%%

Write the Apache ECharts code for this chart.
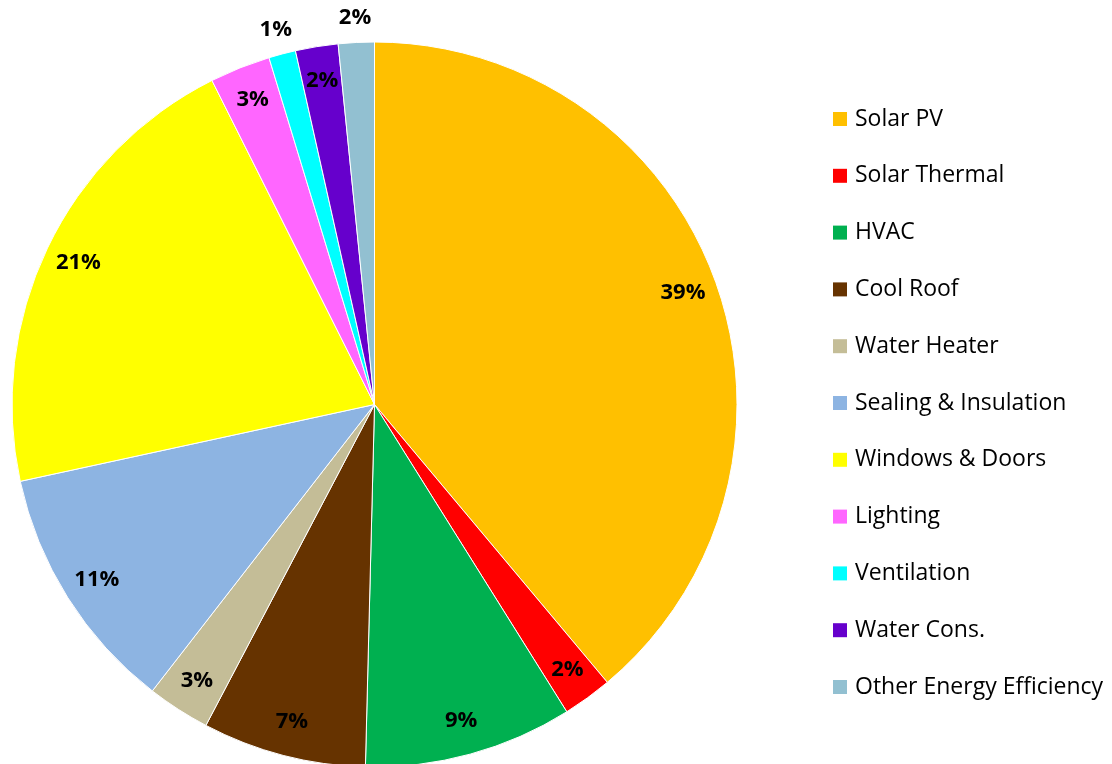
<!DOCTYPE html>
<html>
<head>
<meta charset="utf-8">
<script src="https://cdn.jsdelivr.net/npm/echarts@6/dist/echarts.min.js"></script>
<style>
html,body{margin:0;padding:0;background:#fff;}
#chart{width:1112px;height:764px;}
</style>
</head>
<body>
<div id="chart"></div>
<script>
var categories = ['Solar PV','Solar Thermal','HVAC','Cool Roof','Water Heater','Sealing & Insulation','Windows & Doors','Lighting','Ventilation','Water Cons.','Other Energy Efficiency'];
var values = [38.9, 2.2, 9.3, 7.3, 2.8, 11.1, 21.0, 2.7, 1.2, 1.9, 1.6];
var colors = ['#FFC000','#FF0000','#00B050','#663300','#C4BD97','#8DB4E2','#FFFF00','#FF66FF','#00FFFF','#6600CC','#92C0D1'];
var outsideLabels = ['Ventilation','Other Energy Efficiency'];

var R = 362.5;
var center = [374.5, 404.5];
var fontFam = '"Open Sans", "DejaVu Sans", sans-serif';

function fmt(p){ return Math.round(p.percent) + '%'; }

var mainData = categories.map(function(c,i){
  return {name:c, value:values[i], itemStyle:{color:colors[i]}};
});
var insideData = categories.map(function(c,i){
  return {name:c, value:values[i], label:{show: outsideLabels.indexOf(c) < 0}};
});
var outsideData = categories.map(function(c,i){
  return {name:c, value:values[i], label:{show: outsideLabels.indexOf(c) >= 0}};
});

var labelStyle = {
  position:'inside', formatter: fmt, color:'#000',
  fontFamily: fontFam, fontWeight:'bold', fontSize:22
};

var chart = echarts.init(document.getElementById('chart'), null, {renderer:'canvas'});
chart.setOption({
  animation:false,
  backgroundColor:'#fff',
  legend:{
    orient:'vertical', left:833, top:107, padding:0,
    itemWidth:14, itemHeight:14, itemGap:32.8,
    icon:'rect', selectedMode:false,
    data: categories.map(function(c,i){ return {name:c, itemStyle:{color:colors[i]}}; }),
    textStyle:{fontFamily:fontFam, fontSize:23, color:'#000', lineHeight:24, padding:[0,0,0,3]},
    itemStyle:{borderWidth:0}
  },
  series:[
    {
      type:'pie', center:center, radius:[0,R], startAngle:90, clockwise:true,
      silent:true, label:{show:false}, labelLine:{show:false},
      itemStyle:{borderColor:'#fff', borderWidth:1},
      emphasis:{disabled:true},
      data: mainData
    },
    {
      type:'pie', center:center, radius:[288,R], startAngle:90, clockwise:true,
      silent:true, labelLine:{show:false},
      itemStyle:{color:'rgba(0,0,0,0)', borderWidth:0},
      emphasis:{disabled:true},
      label:labelStyle,
      data: insideData
    },
    {
      type:'pie', center:center, radius:[R,R+44], startAngle:90, clockwise:true,
      silent:true, labelLine:{show:false},
      itemStyle:{color:'rgba(0,0,0,0)', borderWidth:0},
      emphasis:{disabled:true},
      label:labelStyle,
      data: outsideData
    }
  ]
});
</script>
</body>
</html>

%%

| GIVEN PROBLEM |
Retype each line of the listing above word for word. Exclude the pictures.

| TASK SOLUTION |
Write the Apache ECharts code for this chart.
<!DOCTYPE html>
<html>
<head>
<meta charset="utf-8">
<script src="https://cdn.jsdelivr.net/npm/echarts@6/dist/echarts.min.js"></script>
<style>
html,body{margin:0;padding:0;background:#fff;}
#chart{width:1112px;height:764px;}
</style>
</head>
<body>
<div id="chart"></div>
<script>
var categories = ['Solar PV','Solar Thermal','HVAC','Cool Roof','Water Heater','Sealing & Insulation','Windows & Doors','Lighting','Ventilation','Water Cons.','Other Energy Efficiency'];
var values = [38.9, 2.2, 9.3, 7.3, 2.8, 11.1, 21.0, 2.7, 1.2, 1.9, 1.6];
var colors = ['#FFC000','#FF0000','#00B050','#663300','#C4BD97','#8DB4E2','#FFFF00','#FF66FF','#00FFFF','#6600CC','#92C0D1'];
var outsideLabels = ['Ventilation','Other Energy Efficiency'];

var R = 362.5;
var center = [374.5, 404.5];
var fontFam = '"Open Sans", "DejaVu Sans", sans-serif';

function fmt(p){ return Math.round(p.percent) + '%'; }

var mainData = categories.map(function(c,i){
  return {name:c, value:values[i], itemStyle:{color:colors[i]}};
});
var insideData = categories.map(function(c,i){
  return {name:c, value:values[i], label:{show: outsideLabels.indexOf(c) < 0}};
});
var outsideData = categories.map(function(c,i){
  return {name:c, value:values[i], label:{show: outsideLabels.indexOf(c) >= 0}};
});

var labelStyle = {
  position:'inside', formatter: fmt, color:'#000',
  fontFamily: fontFam, fontWeight:'bold', fontSize:22
};

var chart = echarts.init(document.getElementById('chart'), null, {renderer:'canvas'});
chart.setOption({
  animation:false,
  backgroundColor:'#fff',
  legend:{
    orient:'vertical', left:833, top:107, padding:0,
    itemWidth:14, itemHeight:14, itemGap:32.8,
    icon:'rect', selectedMode:false,
    data: categories.map(function(c,i){ return {name:c, itemStyle:{color:colors[i]}}; }),
    textStyle:{fontFamily:fontFam, fontSize:23, color:'#000', lineHeight:24, padding:[0,0,0,3]},
    itemStyle:{borderWidth:0}
  },
  series:[
    {
      type:'pie', center:center, radius:[0,R], startAngle:90, clockwise:true,
      silent:true, label:{show:false}, labelLine:{show:false},
      itemStyle:{borderColor:'#fff', borderWidth:1},
      emphasis:{disabled:true},
      data: mainData
    },
    {
      type:'pie', center:center, radius:[288,R], startAngle:90, clockwise:true,
      silent:true, labelLine:{show:false},
      itemStyle:{color:'rgba(0,0,0,0)', borderWidth:0},
      emphasis:{disabled:true},
      label:labelStyle,
      data: insideData
    },
    {
      type:'pie', center:center, radius:[R,R+44], startAngle:90, clockwise:true,
      silent:true, labelLine:{show:false},
      itemStyle:{color:'rgba(0,0,0,0)', borderWidth:0},
      emphasis:{disabled:true},
      label:labelStyle,
      data: outsideData
    }
  ]
});
</script>
</body>
</html>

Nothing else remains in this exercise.